SUPPLIED INFORMATION:
....

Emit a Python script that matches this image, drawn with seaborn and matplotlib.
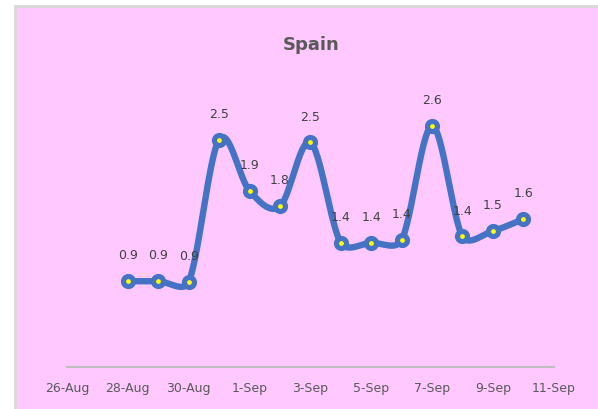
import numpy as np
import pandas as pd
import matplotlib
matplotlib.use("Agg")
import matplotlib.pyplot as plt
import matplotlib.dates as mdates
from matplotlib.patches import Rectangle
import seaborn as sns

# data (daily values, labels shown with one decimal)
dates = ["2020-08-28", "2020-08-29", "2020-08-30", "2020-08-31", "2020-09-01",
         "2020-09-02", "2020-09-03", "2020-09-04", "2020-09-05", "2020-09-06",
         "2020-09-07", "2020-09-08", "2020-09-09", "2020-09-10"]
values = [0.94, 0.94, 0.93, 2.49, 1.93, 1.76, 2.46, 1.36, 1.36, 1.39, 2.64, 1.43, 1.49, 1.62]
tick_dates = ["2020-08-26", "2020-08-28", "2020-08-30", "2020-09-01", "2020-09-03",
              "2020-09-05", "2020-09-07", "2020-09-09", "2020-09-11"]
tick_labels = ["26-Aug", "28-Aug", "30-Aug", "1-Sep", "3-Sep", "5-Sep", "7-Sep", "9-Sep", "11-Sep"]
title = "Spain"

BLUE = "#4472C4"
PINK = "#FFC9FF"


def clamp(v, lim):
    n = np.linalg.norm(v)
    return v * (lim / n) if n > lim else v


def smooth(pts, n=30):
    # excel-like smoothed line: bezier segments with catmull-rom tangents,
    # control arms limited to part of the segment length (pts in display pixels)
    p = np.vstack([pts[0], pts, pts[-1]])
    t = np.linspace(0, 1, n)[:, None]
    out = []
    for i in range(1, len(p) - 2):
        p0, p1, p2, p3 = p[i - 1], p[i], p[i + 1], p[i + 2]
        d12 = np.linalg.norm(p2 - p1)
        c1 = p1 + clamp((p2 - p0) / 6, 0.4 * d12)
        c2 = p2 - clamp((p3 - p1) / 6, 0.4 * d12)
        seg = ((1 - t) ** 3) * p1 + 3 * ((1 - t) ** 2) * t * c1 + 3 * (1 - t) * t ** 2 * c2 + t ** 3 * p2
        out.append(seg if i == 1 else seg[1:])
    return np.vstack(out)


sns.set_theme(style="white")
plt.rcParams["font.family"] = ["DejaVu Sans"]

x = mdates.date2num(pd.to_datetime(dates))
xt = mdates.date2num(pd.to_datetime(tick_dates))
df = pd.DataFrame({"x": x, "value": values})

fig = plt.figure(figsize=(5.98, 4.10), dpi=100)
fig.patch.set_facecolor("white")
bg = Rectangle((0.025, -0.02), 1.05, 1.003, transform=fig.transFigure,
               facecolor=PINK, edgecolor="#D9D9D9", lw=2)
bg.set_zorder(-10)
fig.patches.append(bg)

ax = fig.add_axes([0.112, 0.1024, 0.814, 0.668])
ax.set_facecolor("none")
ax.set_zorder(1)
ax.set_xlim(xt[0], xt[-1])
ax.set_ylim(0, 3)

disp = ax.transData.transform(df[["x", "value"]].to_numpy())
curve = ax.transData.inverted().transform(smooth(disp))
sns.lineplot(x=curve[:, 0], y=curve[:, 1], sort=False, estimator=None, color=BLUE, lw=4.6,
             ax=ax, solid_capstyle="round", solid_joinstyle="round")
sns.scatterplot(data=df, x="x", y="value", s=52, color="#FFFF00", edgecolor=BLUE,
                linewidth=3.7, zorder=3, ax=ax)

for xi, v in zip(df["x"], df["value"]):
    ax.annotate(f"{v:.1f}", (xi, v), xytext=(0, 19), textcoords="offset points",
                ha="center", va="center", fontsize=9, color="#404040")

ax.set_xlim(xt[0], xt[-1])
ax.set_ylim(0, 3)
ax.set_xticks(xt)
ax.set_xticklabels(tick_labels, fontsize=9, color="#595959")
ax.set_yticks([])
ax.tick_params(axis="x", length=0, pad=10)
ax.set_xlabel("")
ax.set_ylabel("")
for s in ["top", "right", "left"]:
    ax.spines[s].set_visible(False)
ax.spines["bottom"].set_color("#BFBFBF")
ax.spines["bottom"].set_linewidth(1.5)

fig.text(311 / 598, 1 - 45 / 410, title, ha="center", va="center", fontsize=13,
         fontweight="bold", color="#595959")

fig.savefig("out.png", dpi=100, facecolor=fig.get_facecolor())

....

With the pictures left out, restate word for word every line of the data above, from the first down to the line that contains "import seaborn as sns".

FINISHED ANSWER:
Emit a Python script that matches this image, drawn with seaborn and matplotlib.
import numpy as np
import pandas as pd
import matplotlib
matplotlib.use("Agg")
import matplotlib.pyplot as plt
import matplotlib.dates as mdates
from matplotlib.patches import Rectangle
import seaborn as sns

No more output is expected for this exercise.